Çünkü bu kitleri üreten Çinli firmanın ortağı Katarlı bir şirket. Cumhurbaşkanı Erdoğan’ın 2 gün önce Katar Emirini aramasından sonra, kitler piyasadan çok daha aşağıda bir fiyata hemen ertesi gün Türkiye’ye gönderildi. Olay bu kadar basit.
Yılmaz Özdil’in kitabına 2 bin 500 TL bayılanlardan fazla bir şey beklememek gerek tabi.
İnanacak keriz çok olunca atılacak yalan da bol oluyor tabi.
HİÇ OLMAZSA MESLEK LİSELİ GENÇLERİ ÖRNEK ALIN
Kendisi de Konyalı bir bilim adamı olduğu için Sağlık Bakanımız Fahrettin Koca’yı bir kenarda tutarak söylüyorum bunu.
O çok meşhur ‘Konyalı Bilim Adamları’ ne zaman elini taşın altına sokacak?
Sağlık Bakanı Fahrettin Koca, Koronavirüs aşısı ile ilgili olarak Türkiye’de 5 üniversitede çalışma yapıldığını ifade etti. Bakan Koca, Maliye Bakanlığı’na bu konuda verdiği destek için de teşekkür etti.
Maliye Bakanlığı, bu üniversiteler için kesenin ağzını açmış, ne isterlerse yerine getiriyormuş. İnşallah bu çabalar karşılık bulur da dünyanın kaderini değiştiren ülke biz oluruz.
Çalışma yapan üniversiteler arasında ne yazık ki Konya’dan bir üniversitemiz yok. Gönül isterdi ki insanlık için böylesine ulvi bir görev için ‘Konyalı Bilim Adamları’ da elini taşın altına soksun. Ben bu üniversiteler arasında Konya’da eğitim veren üniversitelerin de olmasını beklerdim… Dahası, bildiğim kadarıyla Konya’da bu çalışmaların yapılabileceği teknik ekipman ve laboratuvar da mevcut. Ama iş üretilmiyor.

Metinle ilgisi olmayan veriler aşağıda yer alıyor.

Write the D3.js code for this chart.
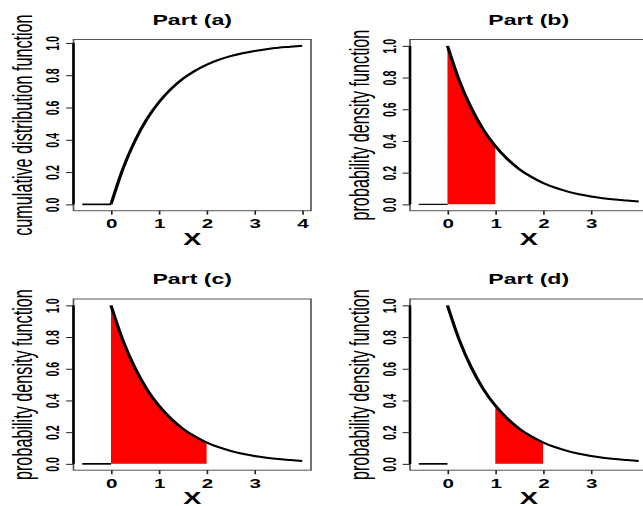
<!DOCTYPE html>
<html>
<head>
<meta charset="utf-8">
<script src="https://cdn.jsdelivr.net/npm/d3@7/dist/d3.min.js"></script>
<style>
  html, body { margin: 0; padding: 0; background: #fff; }
  svg { display: block; }
  text { font-family: "Liberation Sans", Arial, Helvetica, sans-serif; fill: #000; }
</style>
</head>
<body>
<svg id="chart" width="643" height="506"></svg>
<script>
// Exponential(1) distribution: CDF and density panels, 2 x 2 layout.
const panelTitles = ["Part (a)", "Part (b)", "Part (c)", "Part (d)"];
const yAxisTitles = [
  "cumulative distribution function",
  "probability density function",
  "probability density function",
  "probability density function"
];
const xAxisTitle = "X";

// sample points of the curves
const xGrid = [0, 0.25, 0.5, 0.75, 1, 1.25, 1.5, 1.75, 2, 2.25, 2.5, 2.75, 3, 3.25, 3.5, 3.75, 4];
const cdfValues = [0, 0.221, 0.393, 0.528, 0.632, 0.713, 0.777, 0.826, 0.865, 0.895, 0.918, 0.936, 0.950, 0.961, 0.970, 0.976, 0.982];
const pdfValues = [1, 0.779, 0.607, 0.472, 0.368, 0.287, 0.223, 0.174, 0.135, 0.105, 0.082, 0.064, 0.050, 0.039, 0.030, 0.024, 0.018];

// zero segment to the left of the support
const zeroSegmentX = [-0.6, 0];

// shaded probability intervals (none in panel a)
const shadeFrom = [null, 0, 0, 1];
const shadeTo = [null, 1, 2, 2];

// axis ticks
const xTicksCdf = [0, 1, 2, 3, 4];
const xTicksPdf = [0, 1, 2, 3];
const yTicks = [0, 0.2, 0.4, 0.6, 0.8, 1.0];
const yTickLabels = ["0.0", "0.2", "0.4", "0.6", "0.8", "1.0"];

// the whole drawing is laid out in a horizontally widened frame
const SX = 1.65;
const svg = d3.select("#chart");
const root = svg.append("g").attr("transform", `scale(${SX},1)`);

// plot-region boxes in page pixels
const boxes = [
  { left: 73.5, right: 311,   top: 39.5, bottom: 210.7 },
  { left: 410,  right: 647.5, top: 39.5, bottom: 210.7 },
  { left: 73.5, right: 311,   top: 299,  bottom: 470.2 },
  { left: 410,  right: 647.5, top: 299,  bottom: 470.2 }
];

const pad = (lo, hi) => { const d = (hi - lo) * 0.04; return [lo - d, hi + d]; };

boxes.forEach((b, i) => {
  const isCdf = i === 0;
  const values = isCdf ? cdfValues : pdfValues;
  const pts = xGrid.map((x, k) => ({ x, y: values[k] }));

  const xDom = pad(zeroSegmentX[0], d3.max(xGrid));
  const yDom = pad(0, d3.max(values));
  const x = d3.scaleLinear().domain(xDom).range([b.left / SX, b.right / SX]);
  const y = d3.scaleLinear().domain(yDom).range([b.bottom, b.top]);

  const g = root.append("g");

  // shaded area under the density
  if (shadeFrom[i] !== null) {
    const sub = pts.filter(p => p.x >= shadeFrom[i] - 1e-9 && p.x <= shadeTo[i] + 1e-9);
    g.append("path")
      .datum(sub)
      .attr("fill", "#ff0000")
      .attr("stroke", "none")
      .attr("d", d3.area().x(p => x(p.x)).y0(y(0)).y1(p => y(p.y)).curve(d3.curveMonotoneX));
  }

  // zero segment for x < 0
  g.append("path")
    .datum(zeroSegmentX.map(v => ({ x: v, y: 0 })))
    .attr("fill", "none")
    .attr("stroke", "#000")
    .attr("stroke-width", i === 1 ? 1.2 : 1.7)
    .attr("d", d3.line().x(p => x(p.x)).y(p => y(p.y)));

  // main curve
  g.append("path")
    .datum(pts)
    .attr("fill", "none")
    .attr("stroke", "#000")
    .attr("stroke-width", 2)
    .attr("stroke-linejoin", "round")
    .attr("d", d3.line().x(p => x(p.x)).y(p => y(p.y)).curve(d3.curveMonotoneX));

  // plot box
  g.append("rect")
    .attr("x", b.left / SX).attr("y", b.top)
    .attr("width", (b.right - b.left) / SX).attr("height", b.bottom - b.top)
    .attr("fill", "none").attr("stroke", "#555").attr("stroke-width", 1);

  // left axis
  const yAxis = g.append("g")
    .attr("transform", `translate(${b.left / SX},0)`)
    .call(d3.axisLeft(y).tickValues(yTicks).tickSize(4.5).tickFormat(() => ""));
  yAxis.select(".domain").attr("d", `M0,${y(0)}V${y(1)}`).attr("stroke", "#000").attr("stroke-width", 1.6);
  yAxis.selectAll(".tick line").attr("stroke", "#222");
  yAxis.selectAll(".tick")
    .append("text")
    .attr("transform", "translate(-8.6,0) rotate(-90)")
    .attr("text-anchor", "middle")
    .attr("font-size", 10.6)
    .attr("font-weight", "bold")
    .text((d, k) => yTickLabels[k]);

  // bottom axis
  const xt = isCdf ? xTicksCdf : xTicksPdf;
  const xAxis = g.append("g")
    .attr("transform", `translate(0,${b.bottom})`)
    .call(d3.axisBottom(x).tickValues(xt).tickSize(4).tickFormat(d3.format("d")));
  xAxis.select(".domain").remove();
  xAxis.selectAll(".tick line").attr("stroke", "#222");
  xAxis.selectAll(".tick text")
    .attr("y", 17.6).attr("dy", null)
    .attr("font-size", 12.5)
    .attr("font-weight", "bold")
    .attr("font-family", "'Liberation Sans', Arial, sans-serif")
    .attr("fill", "#000");

  const cx = (b.left + b.right) / 2 / SX;
  const cy = (b.top + b.bottom) / 2;

  // panel title
  g.append("text")
    .attr("x", cx).attr("y", b.top - 14.5)
    .attr("text-anchor", "middle")
    .attr("font-size", 14).attr("font-weight", "bold")
    .text(panelTitles[i]);

  // x axis title
  g.append("text")
    .attr("x", cx).attr("y", b.bottom + 34)
    .attr("text-anchor", "middle")
    .attr("font-size", 16.5).attr("font-weight", "bold")
    .text(xAxisTitle);

  // y axis title
  g.append("text")
    .attr("transform", `translate(${(b.left - 41.5) / SX},${cy}) rotate(-90)`)
    .attr("text-anchor", "middle")
    .attr("font-size", 16.2)
    .text(yAxisTitles[i]);
});
</script>
</body>
</html>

Konyalı sanayiciler, siyasiler, vakıf ve dernekler bu konularda duyarsız değiller ama Konya’daki üniversiteler için aynı şeyi söyleyemeyeceğim.
Konyalı sanayicilere bir parantez açmak gerekiyor.
Şuanda Avrupa’da en fazla sıkıntısı çekilen 5 ürün; tuvalet kağıdı, dezenfektan sistemleri, yoğun bakım yatağı, solunum cihazı ve maske…
Konyalı sanayiciler bu ürünlerin neredeyse tamamını üretiyorlar. Hatta Avrupa’nın yoğun bakım yatağı ihtiyacı Konya’da üretim yapan Medical 2000 firması tarafından karşılanıyor. Yine Konya'da, Ar-Ge çalışmaları yürüten bir firma, turizm otelcilik ekipmanı kapsamında ürettiği "İkarus" adlı cihazı, yeni tip koronavirüse (Kovid-19) karşı dezenfeksiyon cihazı olarak yeniden tasarladı. Konya’nın meslek liseleri de hem dezenfektan hem de maske üretiminde tüm Türkiye’ye örnek oldu.
Meslek liseli gençler bile kolları sıvayıp gece gündüz bir şeyler üretmenin derdine düştü. Ama akademisyenlerimiz ortada görünmüyorlar… Üniversitelerimizin bu meseleye pek bir katkısı yok ne yazık ki!